I’m not clear at what point that integer performance has become reasonable…since it isn’t on any of my cards I haven’t worried about it. I’m assuming it’s still pretty wide spread since FlipCode recently had a link to a blog from an engineer at either nvidia or amd about emulation of some integer ops in float. I’d have some concern about accessing an atomic counter…it seems like it must be a serializing instruction which (again) seems like it must bring a bunch of processors to a halt and therefore should only be used sparingly. With full performance integer operations however hashing isn’t too bad and neither is PRNGs of OK to excellent statistical quality. Purely in float, they pretty much all blow chunks, with the exception (to my knowledge) of nested-shifted-weyl generators, which is a bit expensive. (but let’s not place undue emphasis on statistical quality)
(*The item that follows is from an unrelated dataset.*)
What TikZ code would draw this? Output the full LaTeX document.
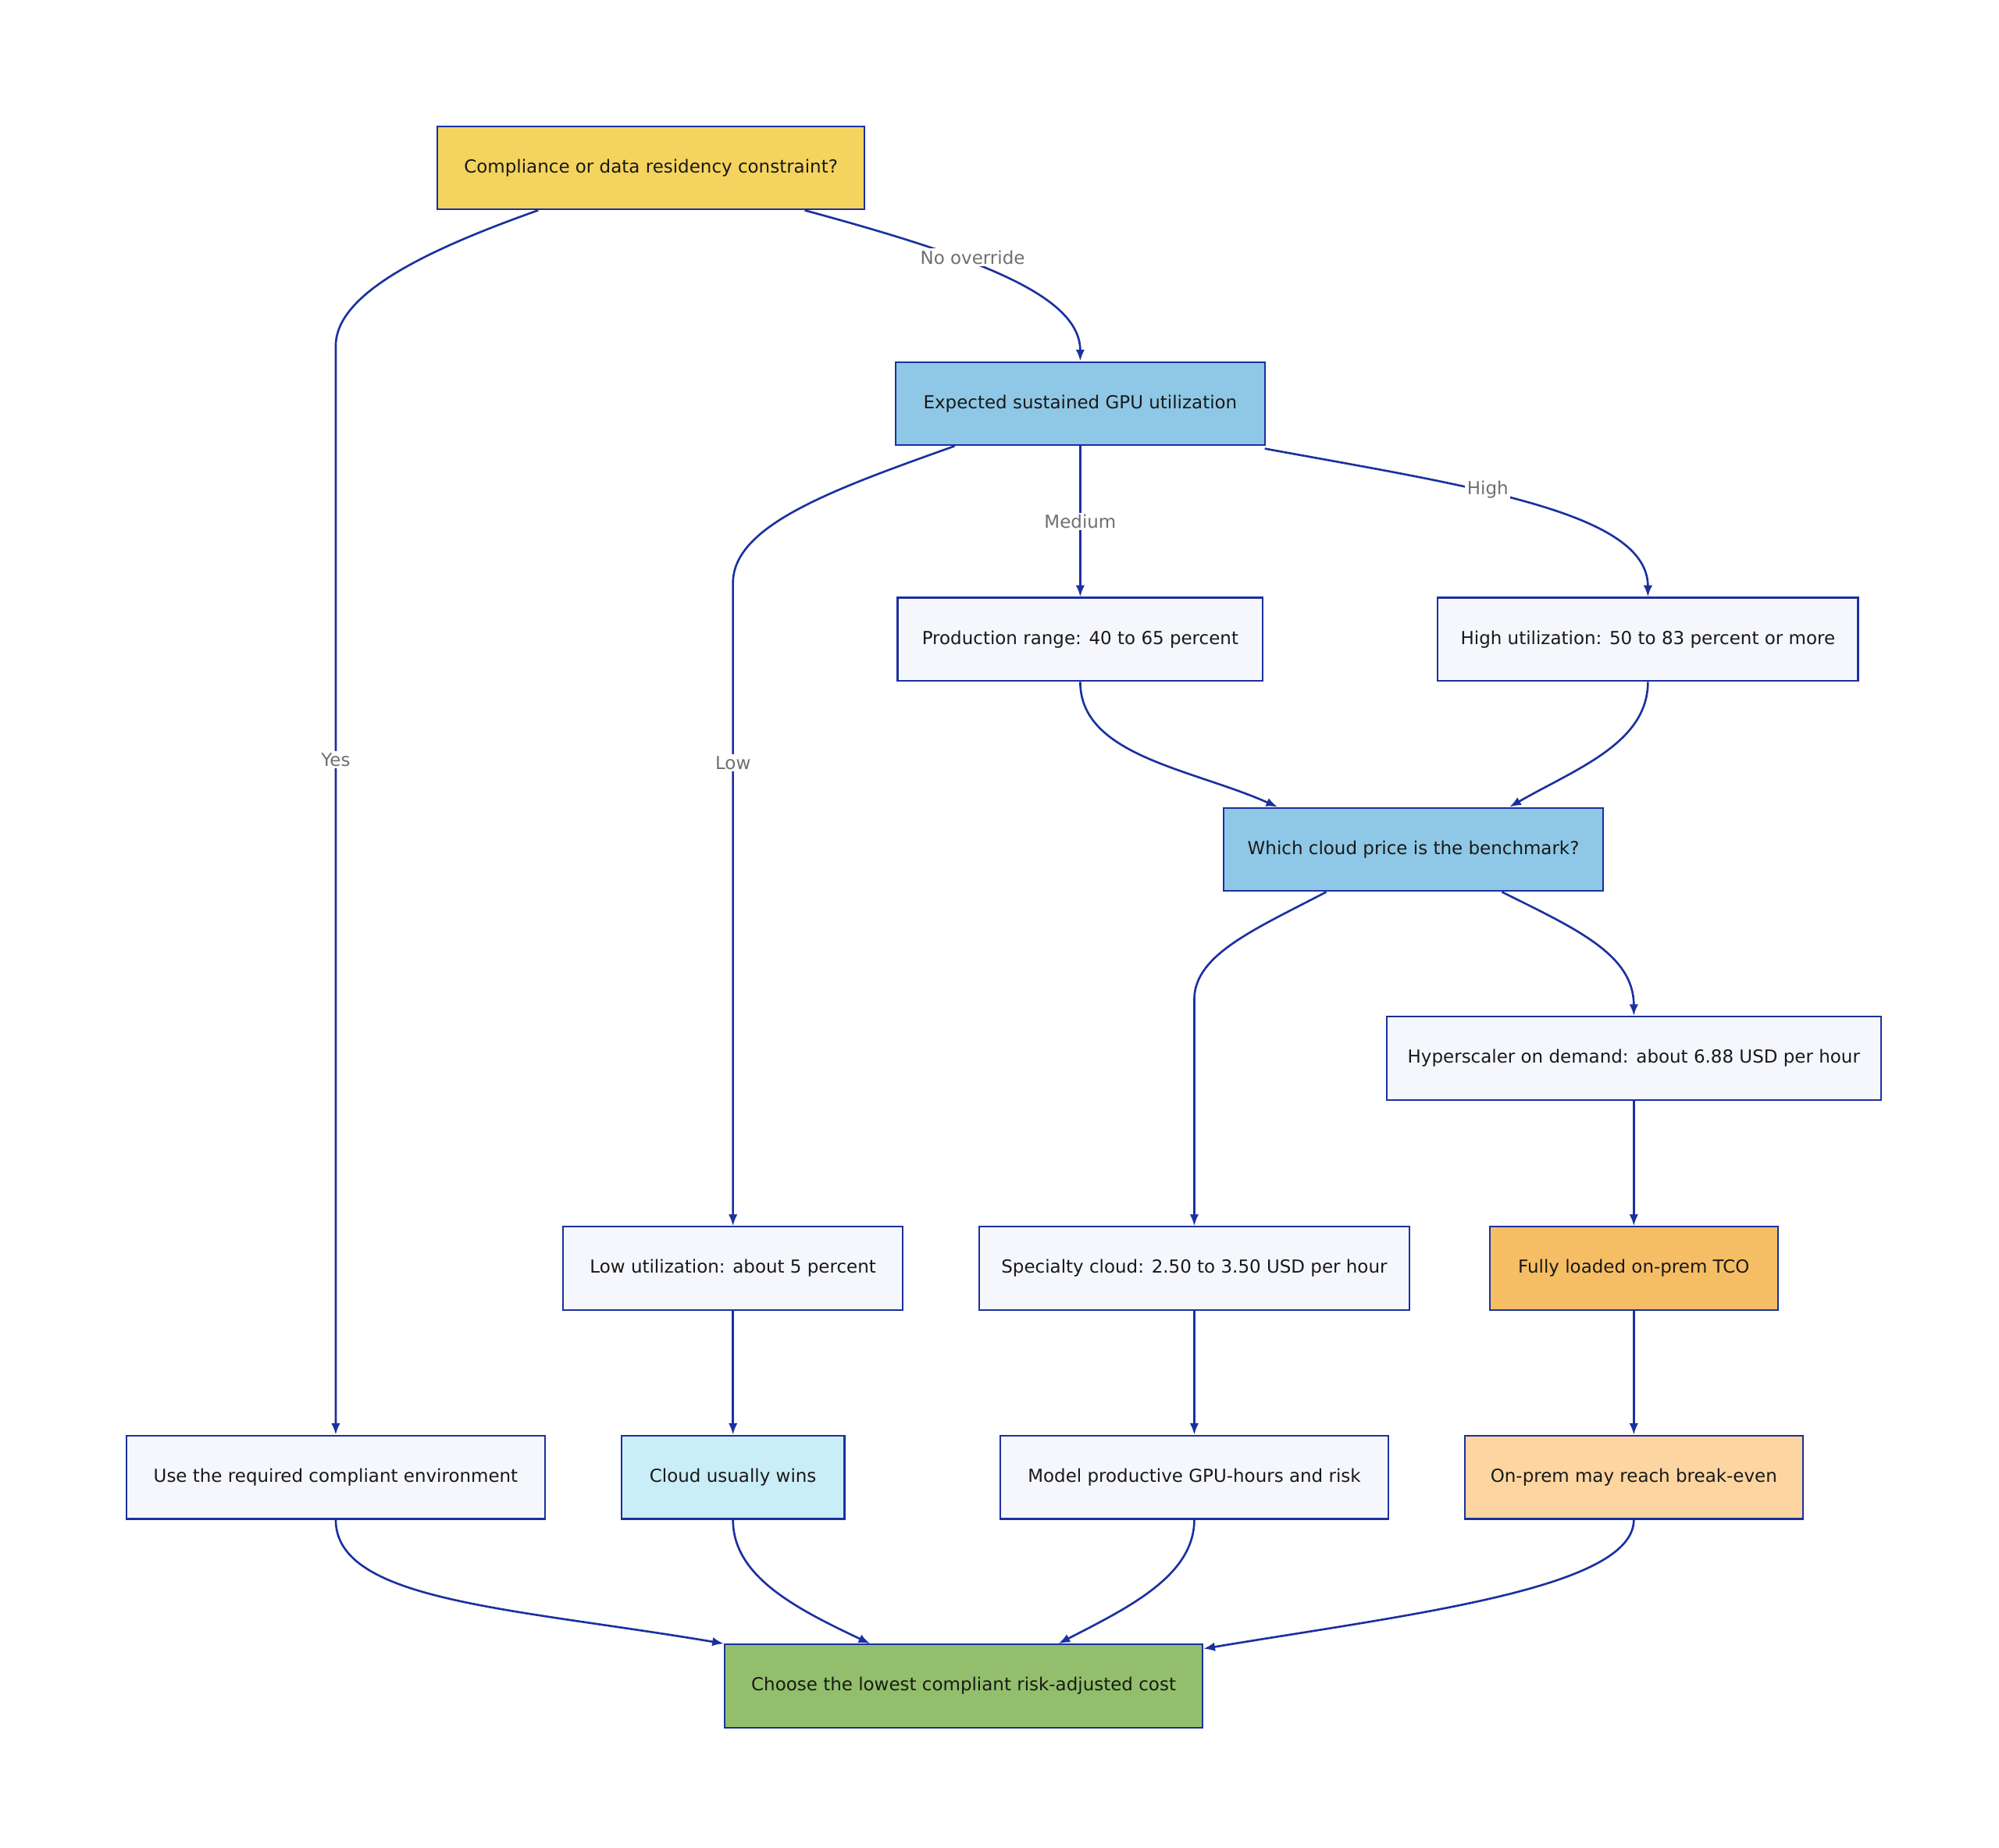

I intended to say “this is a bad example…but hopeful enough that you can use this.” But it is a bad hashing function…but again sufficient for a number of purposes.

Well, the simple random function I posted turned out to be good enough for me.

Here’s volumetric lighting done by ray-marching with 32 samples.

http://img811.imageshack.us/img811/5041/badvolumetriclighting.png

That banding is horrifying! Adding offset per pixel to the sampling depths trades the banding for much less noticable noise, working much like almost perfect dithering making it much harder to see that only 32 samples are used for this.

http://img820.imageshack.us/img820/9216/goodvolumetriclighting.png

I plan on adding a blur to the effect too which will completely hide the noise with a gaussian blur with a radius of just 2 (3 optimized taps, two passes). The 15% performance hit of the good version is not due to the random function per se, but due to the lower cache coherency of the texture samples. Lowering the shadow map resolution reveals that the actual shader arithmetic performance difference is around 985 vs 1000 FPS of the non-offset version at 720p with 32 samples, obviously well worth it considering the gains.

Yeah hash/PRNG quality is frequently a red herring. Speed is a different story.